Resilience and Emotions

Resilience is trainable and practice increases your ability to tolerate both your own and others’ emotions. It becomes easier to prevent ‘panic’ and over-reactions that influence you and others negatively. This means that it becomes less easy for other people’s negative emotions to penetrate into your brain’s the alarm centre (read about The Thinking Brain and the Alarm Centre).

The more resilient you become, the more it is YOU who controls your own thoughts and feelings – subsequently other people´s emotions will not control your inner life to a great extend.
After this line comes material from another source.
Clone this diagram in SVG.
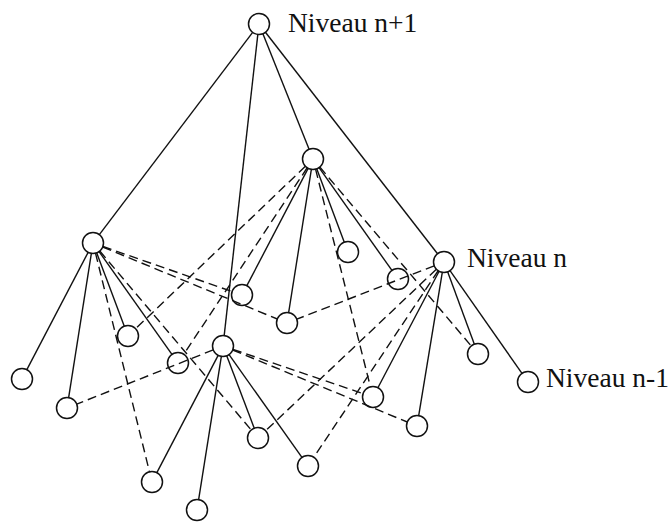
<svg xmlns="http://www.w3.org/2000/svg" width="671" height="522" viewBox="0 0 671 522">
<style>
.n{fill:none;stroke:#111;stroke-width:1.5}
.s{stroke:#111;stroke-width:1.4;fill:none}
.d{stroke:#111;stroke-width:1.4;fill:none;stroke-dasharray:9 5}
.t{font-family:"Liberation Serif","Times New Roman",serif;font-size:27.5px;fill:#111}
</style>
<rect width="671" height="522" fill="#fff"/>
<g id="connectors">
<line class="s" x1="252.66" y1="32.37" x2="99.34" y2="234.63"/>
<line class="s" x1="257.83" y1="34.44" x2="224.17" y2="335.56"/>
<line class="s" x1="262.9" y1="33.75" x2="309.1" y2="149.25"/>
<line class="s" x1="265.45" y1="32.29" x2="437.55" y2="253.71"/>
<line class="s" x1="88.14" y1="252.31" x2="26.86" y2="369.69"/>
<line class="s" x1="91.37" y1="253.37" x2="68.63" y2="397.63"/>
<line class="s" x1="96.7" y1="252.83" x2="124.3" y2="326.17"/>
<line class="s" x1="99.07" y1="251.57" x2="171.93" y2="354.43"/>
<line class="s" x1="218.14" y1="355.31" x2="156.86" y2="472.69"/>
<line class="s" x1="221.36" y1="356.37" x2="198.64" y2="499.63"/>
<line class="s" x1="226.73" y1="355.81" x2="254.27" y2="428.19"/>
<line class="s" x1="229.07" y1="354.57" x2="301.93" y2="457.43"/>
<line class="s" x1="308.14" y1="168.31" x2="246.86" y2="285.69"/>
<line class="s" x1="311.36" y1="169.37" x2="288.64" y2="312.63"/>
<line class="s" x1="316.7" y1="168.83" x2="344.3" y2="242.17"/>
<line class="s" x1="319.07" y1="167.57" x2="391.93" y2="270.43"/>
<line class="s" x1="439.11" y1="271.29" x2="377.89" y2="387.71"/>
<line class="s" x1="442.29" y1="272.36" x2="418.71" y2="415.64"/>
<line class="s" x1="447.64" y1="271.85" x2="474.36" y2="344.15"/>
<line class="s" x1="450.02" y1="270.6" x2="521.98" y2="373.4"/>
<line class="d" x1="95.52" y1="253.19" x2="149.48" y2="471.81"/>
<line class="d" x1="99.78" y1="251.02" x2="251.22" y2="429.98"/>
<line class="d" x1="102.91" y1="246.46" x2="232.09" y2="291.54"/>
<line class="d" x1="102.71" y1="247.0" x2="277.29" y2="319.0"/>
<line class="d" x1="213.24" y1="349.88" x2="76.76" y2="404.12"/>
<line class="d" x1="232.94" y1="349.38" x2="363.06" y2="393.62"/>
<line class="d" x1="232.71" y1="350.0" x2="407.29" y2="422.0"/>
<line class="d" x1="305.41" y1="166.26" x2="135.59" y2="328.74"/>
<line class="d" x1="307.2" y1="167.76" x2="183.8" y2="354.24"/>
<line class="d" x1="315.57" y1="169.18" x2="370.43" y2="386.82"/>
<line class="d" x1="319.78" y1="167.02" x2="471.22" y2="345.98"/>
<line class="d" x1="434.21" y1="265.8" x2="296.79" y2="319.2"/>
<line class="d" x1="436.37" y1="269.22" x2="265.63" y2="430.78"/>
<line class="d" x1="438.18" y1="270.74" x2="313.82" y2="457.26"/>
</g>
<g id="top"><circle class="n" cx="259" cy="24" r="10.5"/><text class="t" x="288" y="32">Niveau n+1</text></g>
<g id="L"><circle class="n" cx="93" cy="243" r="10.5"/></g>
<g id="C"><circle class="n" cx="223" cy="346" r="10.5"/></g>
<g id="M"><circle class="n" cx="313" cy="159" r="10.5"/></g>
<g id="R"><circle class="n" cx="444" cy="262" r="10.5"/><text class="t" x="467" y="267">Niveau n</text></g>
<g id="a1"><circle class="n" cx="22" cy="379" r="10.5"/></g>
<g id="a2"><circle class="n" cx="67" cy="408" r="10.5"/></g>
<g id="a3"><circle class="n" cx="128" cy="336" r="10.5"/></g>
<g id="a4"><circle class="n" cx="178" cy="363" r="10.5"/></g>
<g id="c1"><circle class="n" cx="152" cy="482" r="10.5"/></g>
<g id="c2"><circle class="n" cx="197" cy="510" r="10.5"/></g>
<g id="c3"><circle class="n" cx="258" cy="438" r="10.5"/></g>
<g id="c4"><circle class="n" cx="308" cy="466" r="10.5"/></g>
<g id="m1"><circle class="n" cx="242" cy="295" r="10.5"/></g>
<g id="m2"><circle class="n" cx="287" cy="323" r="10.5"/></g>
<g id="m3"><circle class="n" cx="348" cy="252" r="10.5"/></g>
<g id="m4"><circle class="n" cx="398" cy="279" r="10.5"/></g>
<g id="r1"><circle class="n" cx="373" cy="397" r="10.5"/></g>
<g id="r2"><circle class="n" cx="417" cy="426" r="10.5"/></g>
<g id="r3"><circle class="n" cx="478" cy="354" r="10.5"/></g>
<g id="r4"><circle class="n" cx="528" cy="382" r="10.5"/><text class="t" x="546" y="387">Niveau n-1</text></g>
</svg>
For exsample:

Anger
Fear
Sadness and powerlessness
Embarrassment and shyness
Unnecessary dissatisfaction
Self-pity

Here is a training plan proposal:

  1. Make sure you know how your attention and alarm centre works (read: The Attention – Spotlight of the Brain and The Thinking Brain and the Alarm Centre), and when the alarm centre kicks off challenging emotions.
  2. Practice body relaxation, using the exercises that work best for you, until you are able to do it automatically (read: The body helps the Mind).
  3. Make a practice plan consisting of situations from your everyday life which you know for sure will trigger alarm feelings to a degree that you can still keep control and balance inside by using the techniques you have practiced (in Section 2). Your alarm centre learns that you are the one in charge and the alarm centre will gradually calm down. In this way you become more and more resilient and become able to gradually move yourself into situations that are more and more difficult (read: Construct a Plan of Practice and Resilience and Praise).